В июле-сентябре 1896 года, после коронации, Николай и Александра Фёдоровна совершили большое европейское турне в качестве царственной четы и посетили с визитами австрийского императора, германского кайзера, датского короля и британскую королеву. Завершилось путешествие визитом в Париж и отдыхом на родине императрицы в Дармштадте.

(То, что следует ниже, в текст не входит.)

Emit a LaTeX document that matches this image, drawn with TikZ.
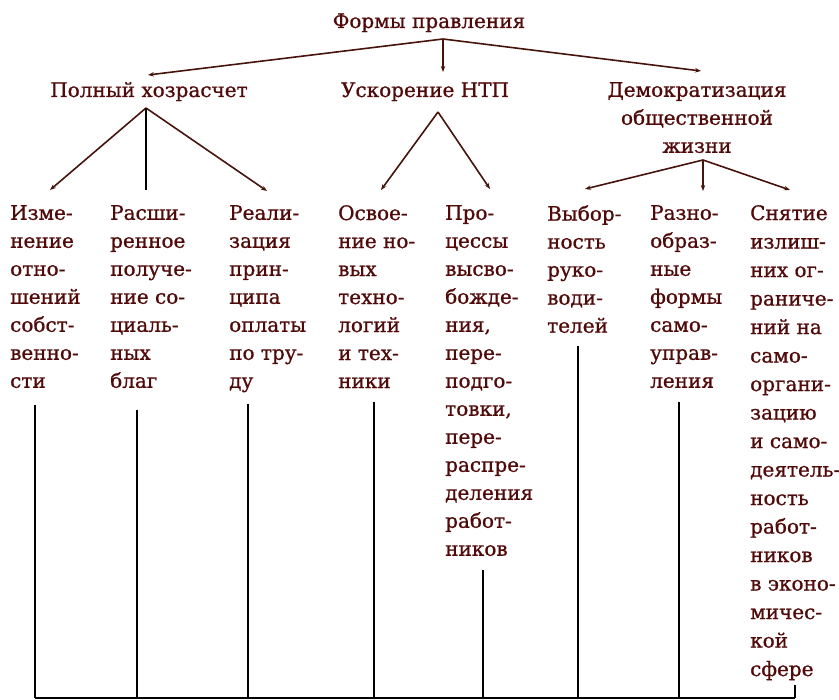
\documentclass[tikz,border=0pt]{standalone}
\usepackage{fontspec}
\setmainfont{DejaVu Serif}[FakeBold=0.9]
\usetikzlibrary{arrows.meta}
\definecolor{txt}{RGB}{80,10,10}
\definecolor{ln}{RGB}{70,20,12}
\begin{document}
\begin{tikzpicture}[x=1pt,y=-1pt,
 lbl/.style={text=txt,font=\fontsize{20}{28}\selectfont,inner sep=0pt},
 col/.style={lbl,anchor=north west,align=left},
 br/.style={draw=ln,line width=1.6pt,-{Stealth[length=6pt,width=4.5pt]}},
 stem/.style={draw=black,line width=2.6pt},
 baseln/.style={draw=black,line width=1.2pt}]
\useasboundingbox (0,0) rectangle (839,700);
% headers
\node[lbl,anchor=base] (root) at (429,28) {Формы правления};
\node[lbl,anchor=base] (h1) at (149,97) {Полный хозрасчет};
\node[lbl,anchor=base] (h2) at (425,97) {Ускорение НТП};
\node[lbl,anchor=north,align=center] (h3) at (697,82) {Демократизация\\общественной\\жизни};
% columns
\node[col] (c1) at (10,205) {Изме-\\нение\\отно-\\шений\\собст-\\венно-\\сти};
\node[col] (c2) at (110,205) {Расши-\\ренное\\получе-\\ние со-\\циаль-\\ных\\благ};
\node[col] (c3) at (229,205) {Реали-\\зация\\прин-\\ципа\\оплаты\\по тру-\\ду};
\node[col] (c4) at (338,205) {Освое-\\ние но-\\вых\\техно-\\логий\\и тех-\\ники};
\node[col] (c5) at (445,205) {Про-\\цессы\\высво-\\божде-\\ния,\\пере-\\подго-\\товки,\\пере-\\распре-\\деления\\работ-\\ников};
\node[col] (c6) at (547,205) {Выбор-\\ность\\руко-\\води-\\телей};
\node[col] (c7) at (650,205) {Разно-\\образ-\\ные\\формы\\само-\\управ-\\ления};
\node[col,font=\fontsize{20}{28.5}\selectfont] (c8) at (750,205) {Снятие\\излиш-\\них ог-\\раниче-\\ний на\\само-\\органи-\\зацию\\и само-\\деятель-\\ность\\работ-\\ников\\в эконо-\\мичес-\\кой\\сфере};
% junction coordinates
\coordinate (rj) at (443,39);
\coordinate (a1) at (148,75);
\coordinate (a2) at (443,72);
\coordinate (a3) at (701,71);
\coordinate (j1) at (146,108);
\coordinate (j2) at (438,112);
\coordinate (j3) at (703,160);
\coordinate (e1) at (50,190);
\coordinate (e2) at (146,190);
\coordinate (e3) at (267,191);
\coordinate (e4) at (381,190);
\coordinate (e5) at (490,189);
\coordinate (e6) at (585,189);
\coordinate (e7) at (703,191);
\coordinate (e8) at (790,190);
% top level
\draw[br] (rj) -- (a1);
\draw[br] (rj) -- (a2);
\draw[br] (rj) -- (a3);
% level 2
\draw[br] (j1) -- (e1);
\draw[stem] (j1) -- (e2);
\draw[br] (j1) -- (e3);
\draw[br] (j2) -- (e4);
\draw[br] (j2) -- (e5);
\draw[br] (j3) -- (e6);
\draw[br] (j3) -- (e7);
\draw[br] (j3) -- (e8);
% stems
\coordinate (t1) at (35,405);  \coordinate (b1) at (35,698);
\coordinate (t2) at (137,410); \coordinate (b2) at (137,698);
\coordinate (t3) at (248,404); \coordinate (b3) at (248,698);
\coordinate (t4) at (374,402); \coordinate (b4) at (374,698);
\coordinate (t5) at (483,570); \coordinate (b5) at (483,698);
\coordinate (t6) at (578,346); \coordinate (b6) at (578,698);
\coordinate (t7) at (679,402); \coordinate (b7) at (679,698);
\coordinate (t8) at (795,685); \coordinate (b8) at (795,698);
\foreach \i in {1,...,8} {\draw[stem] (t\i) -- (b\i);}
\draw[baseln] (b1) -- (b8);
\end{tikzpicture}
\end{document}
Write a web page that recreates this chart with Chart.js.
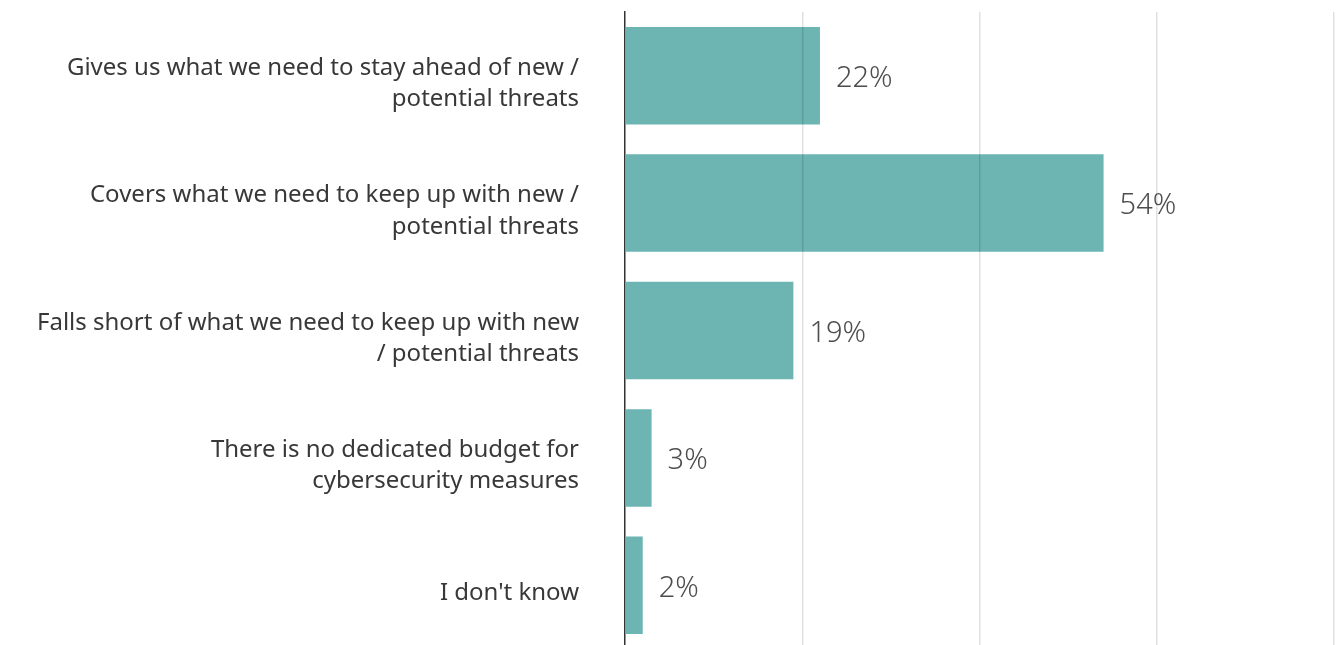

В последующие годы у царской четы родились четыре дочери — Ольга (3 (15) ноября 1895, Татьяна (29 мая (10 июня) 1897), Мария (14 (26) июня 1899) и Анастасия (5 (18) июня 1901). Великие княжны для обозначения самих себя в дневниках и переписке использовали аббревиатуру «ОТМА», составленную по первым буквам их имён, следующих в порядке рождения (Ольга — Татьяна — Мария — Анастасия)[192].
30 июля (12 августа) 1904 года в Петергофе появился пятый ребёнок и единственный сын — цесаревич Алексей Николаевич.
Сохранилась вся переписка Александры Фёдоровны с Николаем II (на английском языке); утеряно лишь одно письмо Александры Фёдоровны, все её письма нумерованы самой императрицей; издана в Берлине в 1922 году[193][194].
Бывший председателем Совета министров граф Сергей Витте в связи с критической ситуацией в преддверии издания манифеста 17 октября 1905 года, когда обсуждалась возможность введения в стране военной диктатуры, писал в записях-воспоминаниях:
Иначе я себе не могу объяснить, почему государь не решился на диктатуру, так как он, как слабый человек, более всего верит в физическую силу (других, конечно), то есть силу, его защищающую и уничтожающую всех его действительных и подозреваемых <…> врагов, причём, конечно, враги существующего неограниченного, самопроизвольного и крепостнического режима, по его убеждению, суть и его враги[195].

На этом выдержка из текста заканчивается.